**Task data**

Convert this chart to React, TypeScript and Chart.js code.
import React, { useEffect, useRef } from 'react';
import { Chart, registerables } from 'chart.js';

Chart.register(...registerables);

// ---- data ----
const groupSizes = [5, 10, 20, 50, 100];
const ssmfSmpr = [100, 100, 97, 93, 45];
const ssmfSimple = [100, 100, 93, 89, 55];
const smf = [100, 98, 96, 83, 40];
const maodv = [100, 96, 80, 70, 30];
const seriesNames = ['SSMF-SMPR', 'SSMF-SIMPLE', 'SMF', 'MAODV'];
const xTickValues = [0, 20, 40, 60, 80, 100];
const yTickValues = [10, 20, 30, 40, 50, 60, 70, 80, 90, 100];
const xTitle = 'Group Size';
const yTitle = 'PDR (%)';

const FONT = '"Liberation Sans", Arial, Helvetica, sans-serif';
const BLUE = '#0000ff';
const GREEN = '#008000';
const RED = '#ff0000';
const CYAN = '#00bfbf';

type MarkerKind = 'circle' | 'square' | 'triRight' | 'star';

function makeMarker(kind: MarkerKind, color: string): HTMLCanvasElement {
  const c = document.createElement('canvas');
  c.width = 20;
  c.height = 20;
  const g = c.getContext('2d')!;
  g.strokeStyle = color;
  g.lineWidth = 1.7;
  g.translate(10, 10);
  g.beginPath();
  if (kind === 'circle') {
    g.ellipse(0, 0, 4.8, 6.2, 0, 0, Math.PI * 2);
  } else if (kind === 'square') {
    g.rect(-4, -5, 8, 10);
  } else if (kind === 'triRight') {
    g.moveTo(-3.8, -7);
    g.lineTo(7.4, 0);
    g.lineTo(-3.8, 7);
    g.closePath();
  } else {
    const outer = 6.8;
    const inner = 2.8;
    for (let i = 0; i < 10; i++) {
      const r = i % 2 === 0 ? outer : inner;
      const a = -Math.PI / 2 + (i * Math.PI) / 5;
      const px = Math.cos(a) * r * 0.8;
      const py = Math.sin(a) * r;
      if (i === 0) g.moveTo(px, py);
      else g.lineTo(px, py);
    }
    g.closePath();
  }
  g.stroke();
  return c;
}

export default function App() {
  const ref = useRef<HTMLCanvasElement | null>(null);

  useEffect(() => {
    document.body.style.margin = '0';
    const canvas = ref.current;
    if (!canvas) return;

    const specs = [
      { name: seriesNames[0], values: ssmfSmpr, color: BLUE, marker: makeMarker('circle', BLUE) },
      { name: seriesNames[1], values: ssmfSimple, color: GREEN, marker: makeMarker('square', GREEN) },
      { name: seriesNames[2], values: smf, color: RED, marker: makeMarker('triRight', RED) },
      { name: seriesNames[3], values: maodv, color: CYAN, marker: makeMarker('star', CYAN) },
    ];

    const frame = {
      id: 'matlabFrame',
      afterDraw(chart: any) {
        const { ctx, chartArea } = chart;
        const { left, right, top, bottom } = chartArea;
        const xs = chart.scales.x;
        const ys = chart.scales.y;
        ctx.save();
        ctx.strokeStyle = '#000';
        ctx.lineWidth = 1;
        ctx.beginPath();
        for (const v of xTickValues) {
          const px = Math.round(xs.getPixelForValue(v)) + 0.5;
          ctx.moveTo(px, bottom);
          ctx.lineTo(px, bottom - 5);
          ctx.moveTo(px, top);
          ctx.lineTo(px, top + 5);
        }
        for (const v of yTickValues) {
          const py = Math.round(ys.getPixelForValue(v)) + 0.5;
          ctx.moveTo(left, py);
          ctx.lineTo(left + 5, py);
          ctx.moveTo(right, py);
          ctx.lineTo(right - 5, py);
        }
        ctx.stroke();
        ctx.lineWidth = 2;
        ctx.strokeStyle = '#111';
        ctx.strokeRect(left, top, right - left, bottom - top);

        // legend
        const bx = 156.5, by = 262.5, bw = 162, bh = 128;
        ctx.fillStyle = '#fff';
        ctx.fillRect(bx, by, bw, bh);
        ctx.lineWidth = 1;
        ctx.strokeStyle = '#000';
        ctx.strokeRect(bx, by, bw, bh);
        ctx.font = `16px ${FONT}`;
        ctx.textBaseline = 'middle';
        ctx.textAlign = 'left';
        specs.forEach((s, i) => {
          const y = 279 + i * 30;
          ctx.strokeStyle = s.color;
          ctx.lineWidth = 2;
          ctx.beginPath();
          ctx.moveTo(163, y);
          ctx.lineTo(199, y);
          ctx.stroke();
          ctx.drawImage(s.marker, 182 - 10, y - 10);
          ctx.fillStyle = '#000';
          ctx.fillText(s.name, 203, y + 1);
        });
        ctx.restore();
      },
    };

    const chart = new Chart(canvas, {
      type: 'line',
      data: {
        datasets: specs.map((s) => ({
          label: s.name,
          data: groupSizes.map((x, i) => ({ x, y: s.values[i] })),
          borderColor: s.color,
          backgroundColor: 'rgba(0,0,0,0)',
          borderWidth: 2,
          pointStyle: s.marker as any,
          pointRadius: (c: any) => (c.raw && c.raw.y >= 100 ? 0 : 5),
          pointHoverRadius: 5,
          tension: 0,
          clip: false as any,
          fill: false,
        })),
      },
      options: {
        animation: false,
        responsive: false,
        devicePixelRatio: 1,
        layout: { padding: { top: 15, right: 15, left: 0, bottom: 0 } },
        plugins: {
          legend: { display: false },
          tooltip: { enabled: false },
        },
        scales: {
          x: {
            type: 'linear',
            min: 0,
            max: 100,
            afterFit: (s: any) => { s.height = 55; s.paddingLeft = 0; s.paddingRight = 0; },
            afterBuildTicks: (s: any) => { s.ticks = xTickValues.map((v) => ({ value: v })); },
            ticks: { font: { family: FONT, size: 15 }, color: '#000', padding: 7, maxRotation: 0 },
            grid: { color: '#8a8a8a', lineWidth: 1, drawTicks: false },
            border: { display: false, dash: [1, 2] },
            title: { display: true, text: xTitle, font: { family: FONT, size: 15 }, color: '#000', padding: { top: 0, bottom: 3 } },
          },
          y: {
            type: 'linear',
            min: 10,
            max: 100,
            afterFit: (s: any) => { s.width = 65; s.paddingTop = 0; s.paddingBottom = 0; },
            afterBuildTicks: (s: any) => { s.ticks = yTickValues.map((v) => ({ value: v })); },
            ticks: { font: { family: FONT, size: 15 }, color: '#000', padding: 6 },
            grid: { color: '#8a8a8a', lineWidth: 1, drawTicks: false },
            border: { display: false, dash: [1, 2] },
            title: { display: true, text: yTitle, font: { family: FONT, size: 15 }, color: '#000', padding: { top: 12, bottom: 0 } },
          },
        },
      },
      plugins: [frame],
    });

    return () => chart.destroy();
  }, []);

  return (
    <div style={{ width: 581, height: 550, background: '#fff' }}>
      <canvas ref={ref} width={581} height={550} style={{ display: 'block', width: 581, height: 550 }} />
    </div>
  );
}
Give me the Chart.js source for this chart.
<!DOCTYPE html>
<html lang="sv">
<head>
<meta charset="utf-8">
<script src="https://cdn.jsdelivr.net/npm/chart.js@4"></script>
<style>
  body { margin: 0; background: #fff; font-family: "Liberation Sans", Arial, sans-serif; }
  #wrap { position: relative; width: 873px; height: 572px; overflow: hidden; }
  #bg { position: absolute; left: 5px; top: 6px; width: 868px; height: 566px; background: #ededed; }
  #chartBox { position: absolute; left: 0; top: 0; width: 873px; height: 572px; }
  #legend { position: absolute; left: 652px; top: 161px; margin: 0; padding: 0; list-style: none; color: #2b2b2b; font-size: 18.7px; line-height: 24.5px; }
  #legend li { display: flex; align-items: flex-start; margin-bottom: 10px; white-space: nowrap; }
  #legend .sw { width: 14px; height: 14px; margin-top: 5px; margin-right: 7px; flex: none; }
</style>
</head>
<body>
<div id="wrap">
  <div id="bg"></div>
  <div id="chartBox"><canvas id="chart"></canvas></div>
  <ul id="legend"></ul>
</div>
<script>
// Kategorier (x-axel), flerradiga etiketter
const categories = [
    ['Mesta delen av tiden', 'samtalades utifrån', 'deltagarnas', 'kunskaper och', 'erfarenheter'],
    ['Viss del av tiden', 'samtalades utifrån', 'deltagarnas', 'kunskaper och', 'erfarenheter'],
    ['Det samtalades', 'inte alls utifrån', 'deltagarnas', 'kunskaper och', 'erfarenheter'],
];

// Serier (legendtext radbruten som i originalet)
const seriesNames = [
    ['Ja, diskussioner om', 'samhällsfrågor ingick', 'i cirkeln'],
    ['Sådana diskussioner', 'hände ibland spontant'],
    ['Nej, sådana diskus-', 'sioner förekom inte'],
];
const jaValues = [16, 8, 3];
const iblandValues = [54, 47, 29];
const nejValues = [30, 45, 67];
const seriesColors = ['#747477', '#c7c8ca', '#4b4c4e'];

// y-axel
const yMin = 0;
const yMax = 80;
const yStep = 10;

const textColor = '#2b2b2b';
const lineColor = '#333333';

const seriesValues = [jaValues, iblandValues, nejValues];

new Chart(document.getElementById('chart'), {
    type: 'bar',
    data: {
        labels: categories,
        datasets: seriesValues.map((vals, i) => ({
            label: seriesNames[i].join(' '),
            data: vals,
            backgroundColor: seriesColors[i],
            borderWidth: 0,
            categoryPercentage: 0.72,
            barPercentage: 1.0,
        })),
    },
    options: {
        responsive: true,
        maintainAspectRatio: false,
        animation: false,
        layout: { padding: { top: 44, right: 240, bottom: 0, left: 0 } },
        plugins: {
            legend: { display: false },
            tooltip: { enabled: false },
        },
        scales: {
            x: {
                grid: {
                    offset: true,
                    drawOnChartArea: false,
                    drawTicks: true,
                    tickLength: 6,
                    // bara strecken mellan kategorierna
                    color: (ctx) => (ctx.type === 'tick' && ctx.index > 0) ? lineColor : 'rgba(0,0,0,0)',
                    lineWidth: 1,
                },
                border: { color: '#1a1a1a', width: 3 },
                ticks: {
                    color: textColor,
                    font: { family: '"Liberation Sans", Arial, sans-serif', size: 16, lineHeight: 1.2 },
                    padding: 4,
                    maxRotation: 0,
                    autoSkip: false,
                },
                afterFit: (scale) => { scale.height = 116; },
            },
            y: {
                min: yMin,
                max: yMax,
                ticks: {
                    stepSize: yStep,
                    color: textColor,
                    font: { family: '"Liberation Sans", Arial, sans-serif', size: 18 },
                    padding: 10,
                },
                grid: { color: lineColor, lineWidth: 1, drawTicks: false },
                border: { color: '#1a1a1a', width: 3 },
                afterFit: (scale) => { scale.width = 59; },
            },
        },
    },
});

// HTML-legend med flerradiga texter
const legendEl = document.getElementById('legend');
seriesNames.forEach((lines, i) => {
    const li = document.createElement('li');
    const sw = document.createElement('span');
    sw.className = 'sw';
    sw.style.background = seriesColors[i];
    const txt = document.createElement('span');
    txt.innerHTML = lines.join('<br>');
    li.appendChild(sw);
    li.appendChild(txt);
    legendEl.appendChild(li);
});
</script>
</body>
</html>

**Given problem**
What are the exact lines from the beginning of the material through the line containing "type MarkerKind = 'circle'"? Write out those lines alone.

**Answer**
Convert this chart to React, TypeScript and Chart.js code.
import React, { useEffect, useRef } from 'react';
import { Chart, registerables } from 'chart.js';

Chart.register(...registerables);

// ---- data ----
const groupSizes = [5, 10, 20, 50, 100];
const ssmfSmpr = [100, 100, 97, 93, 45];
const ssmfSimple = [100, 100, 93, 89, 55];
const smf = [100, 98, 96, 83, 40];
const maodv = [100, 96, 80, 70, 30];
const seriesNames = ['SSMF-SMPR', 'SSMF-SIMPLE', 'SMF', 'MAODV'];
const xTickValues = [0, 20, 40, 60, 80, 100];
const yTickValues = [10, 20, 30, 40, 50, 60, 70, 80, 90, 100];
const xTitle = 'Group Size';
const yTitle = 'PDR (%)';

const FONT = '"Liberation Sans", Arial, Helvetica, sans-serif';
const BLUE = '#0000ff';
const GREEN = '#008000';
const RED = '#ff0000';
const CYAN = '#00bfbf';

type MarkerKind = 'circle' | 'square' | 'triRight' | 'star';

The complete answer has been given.